The Effect of Vacuum and Low Temperature Environment on Laser Wire Additive Manufacturing

Abstract

In response to the technical requirements for in-orbit maintenance and in-situ additive manufacturing in extreme space environments, this paper investigates the impact of vacuum low-temperature environment on laser additive manufacturing of metal wire materials. A metal laser direct writing additive manufacturing experimental device was built, and researches were conducted on the metal wire additive manufacturing process in vacuum and low temperature(-120℃) environments in a simulated space environment experimental platform on the ground. Taking typical titanium alloy thin-walled parts as the analysis object, the differences in mechanical properties and metallographic structure of the samples formed in vacuum low-temperature environment and pure vacuum environment were compared and analyzed.

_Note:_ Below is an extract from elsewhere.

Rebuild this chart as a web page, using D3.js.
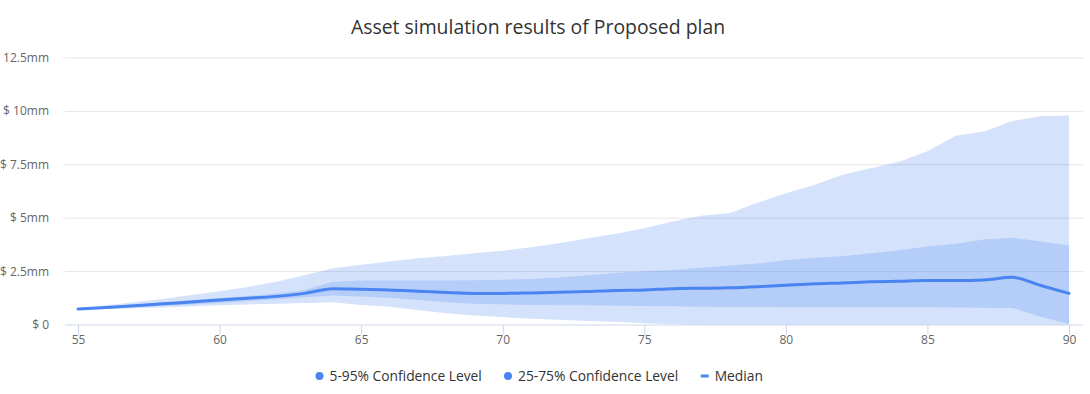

Research has found that: 1) The comprehensive mechanical properties of tensile specimens under vacuum and low-temperature environmental conditions have been improved compared to formed specimens under vacuum conditions, mainly reflected in the deposition direction of tensile specimens. The tensile strength in this direction has increased by 78.8MPa, the elongation has increased by 7.1%, and the anisotropy of mechanical properties has been effectively alleviated compared to the former; 2) The average overall grain size of the formed sample under vacuum and low temperature environment is 9.21μm, which is significantly smaller than the average grain size of the vacuum formed sample. The refinement of grain size also contributes to the improvement of the comprehensive mechanical properties of the sample; 3) Although printed samples exhibit certain texture characteristics under both environmental conditions, the maximum texture strength (49.03) of printed samples in vacuum and low-temperature environments is weaker than that of printed samples in vacuum environments (58.85). The weakening of texture strength greatly alleviates the anisotropy of mechanical properties of printed samples. The above research content provides important references for future metal additive manufacturing and component repair in extreme space environments.